[Rows from a dataset]
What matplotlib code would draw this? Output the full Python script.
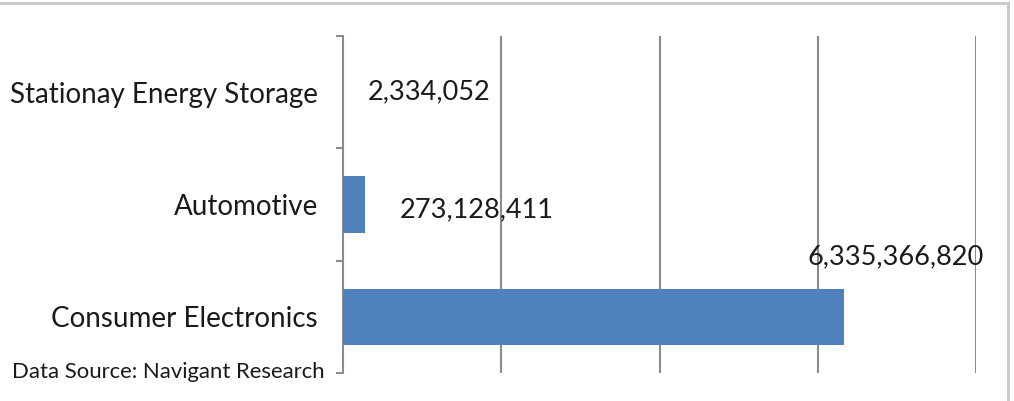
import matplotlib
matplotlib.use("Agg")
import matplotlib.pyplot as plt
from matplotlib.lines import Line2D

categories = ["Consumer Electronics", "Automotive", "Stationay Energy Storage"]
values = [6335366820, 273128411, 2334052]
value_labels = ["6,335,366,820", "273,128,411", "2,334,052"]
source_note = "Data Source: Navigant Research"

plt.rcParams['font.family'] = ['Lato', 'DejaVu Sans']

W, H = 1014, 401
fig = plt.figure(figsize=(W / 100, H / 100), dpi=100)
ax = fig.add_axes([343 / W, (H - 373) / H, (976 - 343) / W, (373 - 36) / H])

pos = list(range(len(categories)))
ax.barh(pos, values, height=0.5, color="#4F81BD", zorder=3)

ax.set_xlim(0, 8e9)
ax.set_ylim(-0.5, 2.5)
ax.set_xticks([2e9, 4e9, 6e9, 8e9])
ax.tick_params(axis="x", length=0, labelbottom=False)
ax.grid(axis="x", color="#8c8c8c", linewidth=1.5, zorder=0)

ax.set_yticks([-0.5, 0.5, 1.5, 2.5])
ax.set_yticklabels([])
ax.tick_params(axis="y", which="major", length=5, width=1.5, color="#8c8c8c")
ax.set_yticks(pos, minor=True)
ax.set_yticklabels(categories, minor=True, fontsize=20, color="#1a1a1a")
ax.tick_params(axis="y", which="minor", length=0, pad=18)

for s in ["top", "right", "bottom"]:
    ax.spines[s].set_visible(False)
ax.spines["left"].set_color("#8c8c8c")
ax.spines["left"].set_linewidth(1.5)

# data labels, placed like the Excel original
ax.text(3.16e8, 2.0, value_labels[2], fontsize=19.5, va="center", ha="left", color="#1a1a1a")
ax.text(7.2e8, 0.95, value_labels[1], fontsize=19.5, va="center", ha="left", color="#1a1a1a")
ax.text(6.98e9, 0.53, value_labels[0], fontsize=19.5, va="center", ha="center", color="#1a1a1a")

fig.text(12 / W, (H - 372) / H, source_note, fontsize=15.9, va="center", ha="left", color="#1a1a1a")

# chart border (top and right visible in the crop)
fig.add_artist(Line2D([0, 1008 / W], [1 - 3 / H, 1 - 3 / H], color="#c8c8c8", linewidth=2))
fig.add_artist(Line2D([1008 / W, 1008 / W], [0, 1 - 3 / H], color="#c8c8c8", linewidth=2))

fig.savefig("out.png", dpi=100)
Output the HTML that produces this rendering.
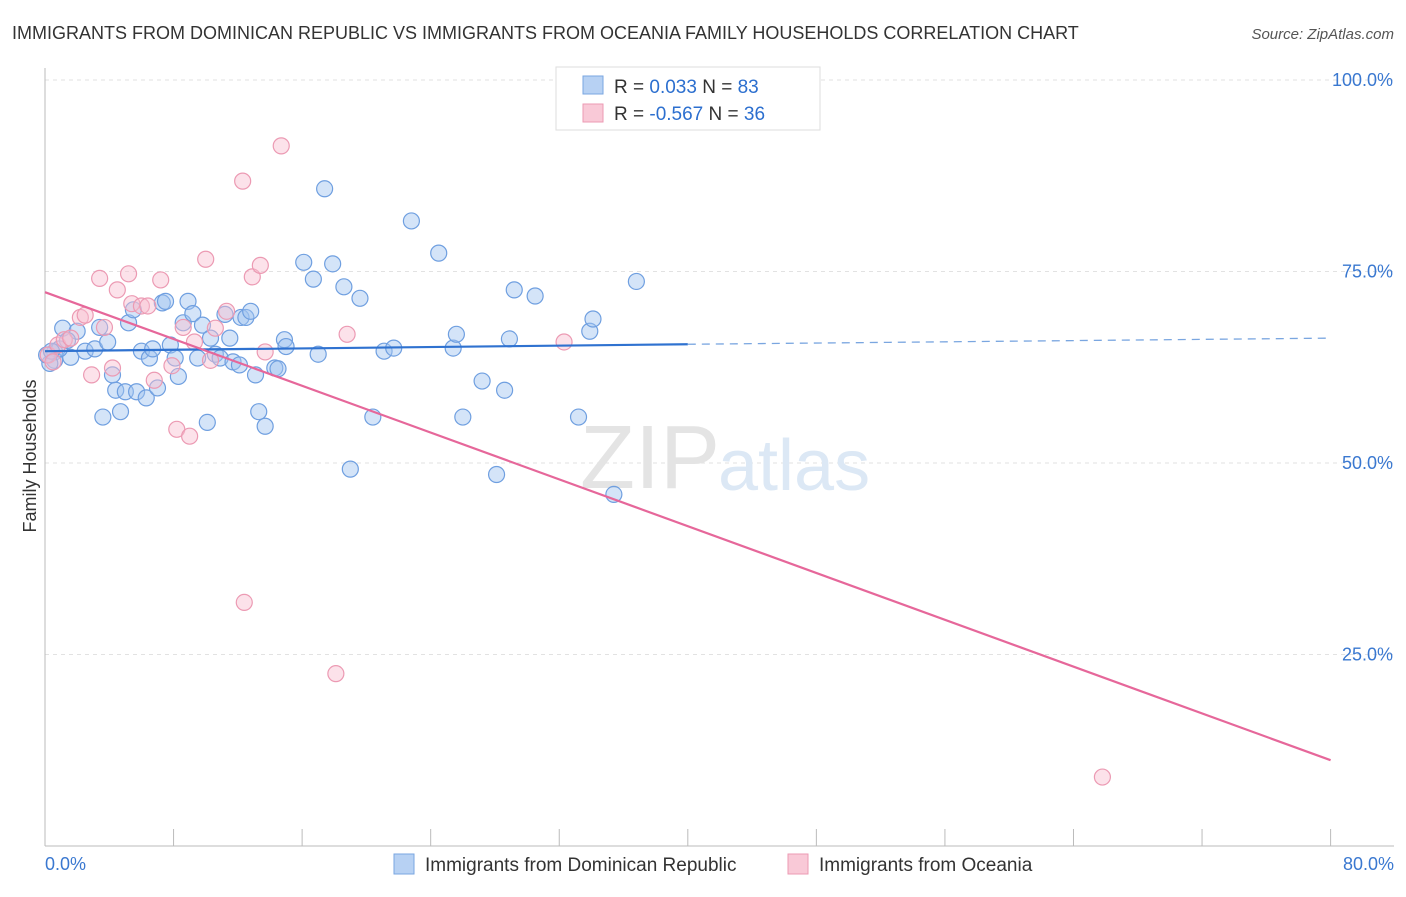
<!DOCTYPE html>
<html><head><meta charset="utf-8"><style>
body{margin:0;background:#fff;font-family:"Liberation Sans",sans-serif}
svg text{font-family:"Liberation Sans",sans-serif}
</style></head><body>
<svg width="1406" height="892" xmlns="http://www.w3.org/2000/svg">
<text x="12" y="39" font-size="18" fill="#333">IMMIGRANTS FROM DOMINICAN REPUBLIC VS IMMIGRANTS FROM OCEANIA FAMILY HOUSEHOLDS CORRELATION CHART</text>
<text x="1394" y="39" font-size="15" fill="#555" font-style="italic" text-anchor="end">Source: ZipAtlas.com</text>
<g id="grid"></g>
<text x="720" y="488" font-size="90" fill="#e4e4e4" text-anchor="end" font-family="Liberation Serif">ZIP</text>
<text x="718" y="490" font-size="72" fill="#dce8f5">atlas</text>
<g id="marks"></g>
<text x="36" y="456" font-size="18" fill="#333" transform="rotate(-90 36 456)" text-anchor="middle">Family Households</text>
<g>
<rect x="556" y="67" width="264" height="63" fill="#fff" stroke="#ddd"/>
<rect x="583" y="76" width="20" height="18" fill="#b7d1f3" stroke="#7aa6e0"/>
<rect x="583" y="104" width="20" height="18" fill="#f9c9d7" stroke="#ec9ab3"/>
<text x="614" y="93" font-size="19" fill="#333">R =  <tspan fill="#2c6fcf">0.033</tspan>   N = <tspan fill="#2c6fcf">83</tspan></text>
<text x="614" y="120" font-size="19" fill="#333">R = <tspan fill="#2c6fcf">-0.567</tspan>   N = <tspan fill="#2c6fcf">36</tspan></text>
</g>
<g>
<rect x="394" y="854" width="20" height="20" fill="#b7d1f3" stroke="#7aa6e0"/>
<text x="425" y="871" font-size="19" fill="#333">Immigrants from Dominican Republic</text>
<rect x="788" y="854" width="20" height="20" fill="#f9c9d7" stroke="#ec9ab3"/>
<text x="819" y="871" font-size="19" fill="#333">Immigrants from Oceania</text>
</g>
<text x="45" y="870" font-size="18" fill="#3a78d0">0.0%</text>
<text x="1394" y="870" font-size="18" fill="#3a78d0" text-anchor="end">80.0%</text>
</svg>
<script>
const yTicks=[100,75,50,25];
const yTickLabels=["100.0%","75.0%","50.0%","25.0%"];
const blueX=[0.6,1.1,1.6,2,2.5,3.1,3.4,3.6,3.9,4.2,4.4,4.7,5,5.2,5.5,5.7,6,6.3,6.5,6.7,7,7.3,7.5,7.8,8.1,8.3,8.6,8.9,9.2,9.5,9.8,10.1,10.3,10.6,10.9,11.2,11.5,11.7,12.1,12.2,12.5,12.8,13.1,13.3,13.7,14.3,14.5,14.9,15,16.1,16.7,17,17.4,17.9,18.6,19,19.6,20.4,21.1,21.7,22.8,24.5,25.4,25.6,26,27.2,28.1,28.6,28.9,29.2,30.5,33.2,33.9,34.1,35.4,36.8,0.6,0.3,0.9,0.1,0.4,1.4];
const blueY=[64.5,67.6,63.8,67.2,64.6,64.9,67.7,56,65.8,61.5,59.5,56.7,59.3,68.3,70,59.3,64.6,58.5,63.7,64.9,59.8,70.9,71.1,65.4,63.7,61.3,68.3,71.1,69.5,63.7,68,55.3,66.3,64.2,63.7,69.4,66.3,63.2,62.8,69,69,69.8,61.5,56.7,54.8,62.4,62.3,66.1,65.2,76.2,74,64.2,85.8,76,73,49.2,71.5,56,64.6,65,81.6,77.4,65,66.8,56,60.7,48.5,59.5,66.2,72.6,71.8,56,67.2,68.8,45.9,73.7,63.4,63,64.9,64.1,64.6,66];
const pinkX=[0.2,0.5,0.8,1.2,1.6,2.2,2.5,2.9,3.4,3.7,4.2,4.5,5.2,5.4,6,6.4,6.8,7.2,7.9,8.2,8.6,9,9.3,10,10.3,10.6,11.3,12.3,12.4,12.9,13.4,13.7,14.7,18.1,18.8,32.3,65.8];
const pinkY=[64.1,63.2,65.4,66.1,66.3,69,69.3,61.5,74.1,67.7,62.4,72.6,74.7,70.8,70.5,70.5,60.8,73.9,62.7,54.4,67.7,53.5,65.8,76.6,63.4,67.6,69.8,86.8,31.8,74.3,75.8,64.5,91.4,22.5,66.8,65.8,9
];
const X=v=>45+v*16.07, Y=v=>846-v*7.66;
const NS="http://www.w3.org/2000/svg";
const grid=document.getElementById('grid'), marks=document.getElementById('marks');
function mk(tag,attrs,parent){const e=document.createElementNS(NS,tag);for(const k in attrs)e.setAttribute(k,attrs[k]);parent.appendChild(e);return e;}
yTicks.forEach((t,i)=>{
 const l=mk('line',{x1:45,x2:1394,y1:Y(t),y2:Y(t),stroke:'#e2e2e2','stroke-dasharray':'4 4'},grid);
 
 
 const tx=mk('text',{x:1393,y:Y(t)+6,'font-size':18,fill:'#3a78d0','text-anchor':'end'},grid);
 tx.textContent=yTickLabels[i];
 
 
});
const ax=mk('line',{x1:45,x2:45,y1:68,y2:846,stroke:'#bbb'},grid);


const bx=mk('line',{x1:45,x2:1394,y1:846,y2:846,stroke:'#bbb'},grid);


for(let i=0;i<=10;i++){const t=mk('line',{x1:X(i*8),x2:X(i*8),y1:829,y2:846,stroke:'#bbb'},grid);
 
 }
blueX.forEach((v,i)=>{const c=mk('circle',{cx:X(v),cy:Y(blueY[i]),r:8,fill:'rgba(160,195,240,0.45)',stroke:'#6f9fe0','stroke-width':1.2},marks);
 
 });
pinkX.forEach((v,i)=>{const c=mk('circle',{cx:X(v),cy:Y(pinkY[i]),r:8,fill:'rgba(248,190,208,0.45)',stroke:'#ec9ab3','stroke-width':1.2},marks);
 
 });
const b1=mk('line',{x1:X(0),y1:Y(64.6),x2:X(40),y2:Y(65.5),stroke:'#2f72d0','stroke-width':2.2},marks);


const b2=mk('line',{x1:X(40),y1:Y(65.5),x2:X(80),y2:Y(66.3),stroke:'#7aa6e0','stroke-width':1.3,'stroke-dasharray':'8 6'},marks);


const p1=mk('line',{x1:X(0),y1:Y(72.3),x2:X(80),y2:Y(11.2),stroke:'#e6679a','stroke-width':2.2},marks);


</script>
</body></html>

...

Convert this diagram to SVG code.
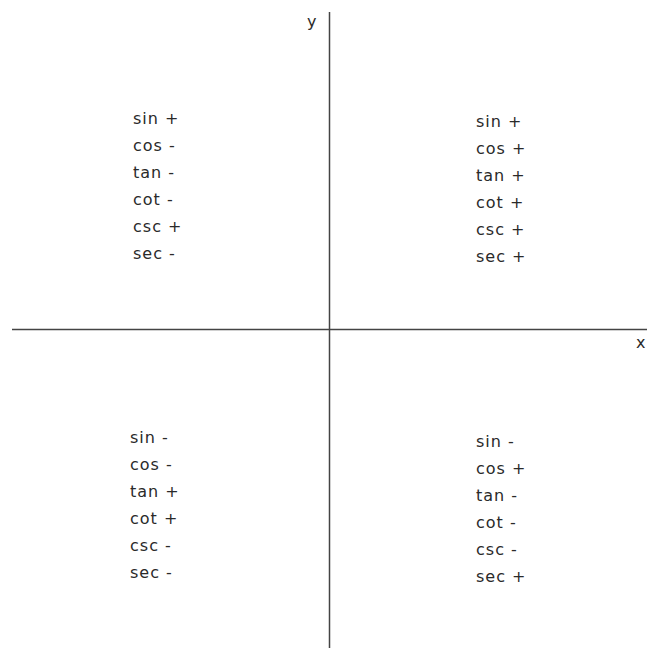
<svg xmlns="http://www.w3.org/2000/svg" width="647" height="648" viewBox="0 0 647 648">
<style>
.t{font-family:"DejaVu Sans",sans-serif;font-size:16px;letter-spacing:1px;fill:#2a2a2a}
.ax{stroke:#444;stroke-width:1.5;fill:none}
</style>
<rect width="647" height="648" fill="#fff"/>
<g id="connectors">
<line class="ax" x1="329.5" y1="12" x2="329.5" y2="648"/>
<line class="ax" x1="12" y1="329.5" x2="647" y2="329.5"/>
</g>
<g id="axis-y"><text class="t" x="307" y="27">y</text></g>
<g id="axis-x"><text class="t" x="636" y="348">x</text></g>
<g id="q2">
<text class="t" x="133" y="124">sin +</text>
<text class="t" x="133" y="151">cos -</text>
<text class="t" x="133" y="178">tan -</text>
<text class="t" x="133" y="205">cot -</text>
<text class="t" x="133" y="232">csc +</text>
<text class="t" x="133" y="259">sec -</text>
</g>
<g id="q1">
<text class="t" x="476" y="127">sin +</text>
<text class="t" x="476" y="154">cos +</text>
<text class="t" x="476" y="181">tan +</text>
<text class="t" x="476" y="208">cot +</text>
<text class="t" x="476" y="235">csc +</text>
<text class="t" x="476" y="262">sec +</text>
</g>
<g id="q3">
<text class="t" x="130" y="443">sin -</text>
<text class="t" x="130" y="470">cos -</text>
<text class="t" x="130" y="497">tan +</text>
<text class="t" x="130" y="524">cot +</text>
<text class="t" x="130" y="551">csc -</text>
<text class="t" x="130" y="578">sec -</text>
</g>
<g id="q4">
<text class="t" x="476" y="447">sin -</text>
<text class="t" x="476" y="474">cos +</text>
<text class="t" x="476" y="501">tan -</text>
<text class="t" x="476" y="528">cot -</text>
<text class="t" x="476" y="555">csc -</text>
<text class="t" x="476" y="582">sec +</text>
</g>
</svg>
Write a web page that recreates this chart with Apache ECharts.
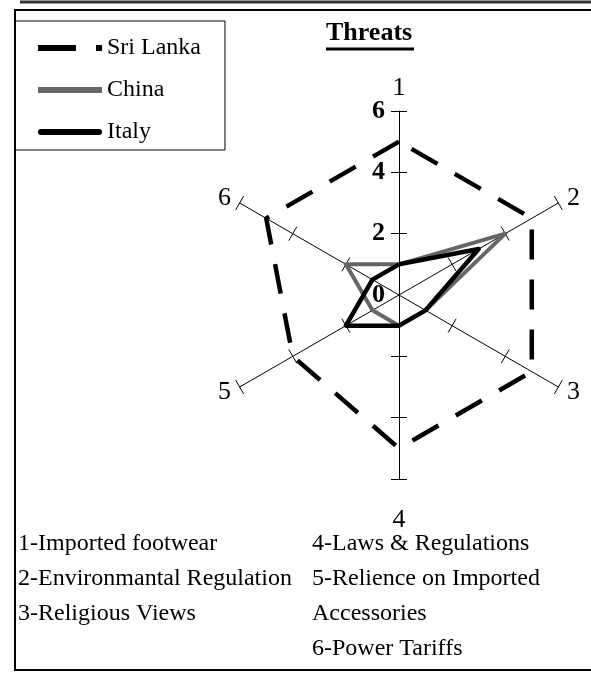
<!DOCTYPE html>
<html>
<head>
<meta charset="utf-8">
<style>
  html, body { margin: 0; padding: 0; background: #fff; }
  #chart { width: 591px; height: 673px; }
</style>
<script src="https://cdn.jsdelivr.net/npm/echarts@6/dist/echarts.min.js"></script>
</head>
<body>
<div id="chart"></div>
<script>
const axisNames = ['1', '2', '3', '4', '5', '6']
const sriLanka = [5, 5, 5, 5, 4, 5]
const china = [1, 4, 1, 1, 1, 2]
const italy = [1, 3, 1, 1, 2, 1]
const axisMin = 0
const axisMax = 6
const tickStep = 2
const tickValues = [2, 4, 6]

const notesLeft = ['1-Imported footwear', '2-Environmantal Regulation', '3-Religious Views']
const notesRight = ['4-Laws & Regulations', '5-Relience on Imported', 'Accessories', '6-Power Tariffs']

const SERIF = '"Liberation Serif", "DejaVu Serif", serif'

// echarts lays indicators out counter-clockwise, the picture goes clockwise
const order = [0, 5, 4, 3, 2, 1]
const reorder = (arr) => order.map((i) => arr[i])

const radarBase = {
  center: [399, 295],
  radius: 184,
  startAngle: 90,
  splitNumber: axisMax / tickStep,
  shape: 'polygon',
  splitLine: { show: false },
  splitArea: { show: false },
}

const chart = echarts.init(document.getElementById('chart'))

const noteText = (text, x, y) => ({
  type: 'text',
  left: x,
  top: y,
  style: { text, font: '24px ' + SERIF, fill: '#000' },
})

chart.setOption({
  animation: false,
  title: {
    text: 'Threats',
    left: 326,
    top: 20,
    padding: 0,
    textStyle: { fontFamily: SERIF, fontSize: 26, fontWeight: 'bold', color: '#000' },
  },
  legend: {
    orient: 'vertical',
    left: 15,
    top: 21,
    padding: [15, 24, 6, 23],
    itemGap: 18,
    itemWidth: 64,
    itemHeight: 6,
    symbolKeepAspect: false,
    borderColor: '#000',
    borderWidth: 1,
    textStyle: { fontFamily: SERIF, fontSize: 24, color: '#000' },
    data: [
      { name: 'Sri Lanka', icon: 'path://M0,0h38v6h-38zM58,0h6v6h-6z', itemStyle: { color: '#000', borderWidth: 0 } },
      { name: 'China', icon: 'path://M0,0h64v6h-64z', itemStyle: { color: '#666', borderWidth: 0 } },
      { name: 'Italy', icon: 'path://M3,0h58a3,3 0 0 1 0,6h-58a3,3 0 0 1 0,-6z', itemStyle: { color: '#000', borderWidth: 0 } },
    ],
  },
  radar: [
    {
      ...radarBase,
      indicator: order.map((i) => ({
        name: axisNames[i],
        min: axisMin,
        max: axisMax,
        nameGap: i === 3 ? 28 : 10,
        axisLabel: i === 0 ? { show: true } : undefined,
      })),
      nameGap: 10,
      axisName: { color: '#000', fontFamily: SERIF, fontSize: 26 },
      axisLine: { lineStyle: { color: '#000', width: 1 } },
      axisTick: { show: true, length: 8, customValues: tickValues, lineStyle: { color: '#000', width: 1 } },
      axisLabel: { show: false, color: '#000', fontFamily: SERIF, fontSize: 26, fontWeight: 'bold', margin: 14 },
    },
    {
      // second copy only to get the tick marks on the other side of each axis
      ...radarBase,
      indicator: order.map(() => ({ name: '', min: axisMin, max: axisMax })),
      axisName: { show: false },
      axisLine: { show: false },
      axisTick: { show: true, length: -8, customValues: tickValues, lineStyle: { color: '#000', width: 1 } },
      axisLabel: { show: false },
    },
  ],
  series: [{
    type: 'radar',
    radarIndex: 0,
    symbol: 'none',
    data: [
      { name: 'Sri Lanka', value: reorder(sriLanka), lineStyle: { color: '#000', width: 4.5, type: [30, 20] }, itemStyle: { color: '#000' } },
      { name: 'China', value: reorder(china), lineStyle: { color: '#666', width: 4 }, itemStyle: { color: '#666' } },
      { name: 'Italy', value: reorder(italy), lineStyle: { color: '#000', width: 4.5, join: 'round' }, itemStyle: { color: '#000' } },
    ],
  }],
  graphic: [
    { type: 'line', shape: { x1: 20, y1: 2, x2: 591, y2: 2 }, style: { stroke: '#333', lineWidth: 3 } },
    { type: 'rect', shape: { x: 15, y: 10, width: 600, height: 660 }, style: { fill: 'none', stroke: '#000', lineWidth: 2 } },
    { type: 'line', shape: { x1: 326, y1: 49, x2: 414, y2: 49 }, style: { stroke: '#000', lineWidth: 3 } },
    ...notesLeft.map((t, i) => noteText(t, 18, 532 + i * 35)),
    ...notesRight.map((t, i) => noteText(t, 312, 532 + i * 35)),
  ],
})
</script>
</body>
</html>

Objective => Which lines contain the word "matplotlib"? Copy each of them.

Completed task =>
What matplotlib code would draw this? Output the full Python script.
import matplotlib
matplotlib.use("Agg")
import matplotlib.pyplot as plt
from matplotlib.lines import Line2D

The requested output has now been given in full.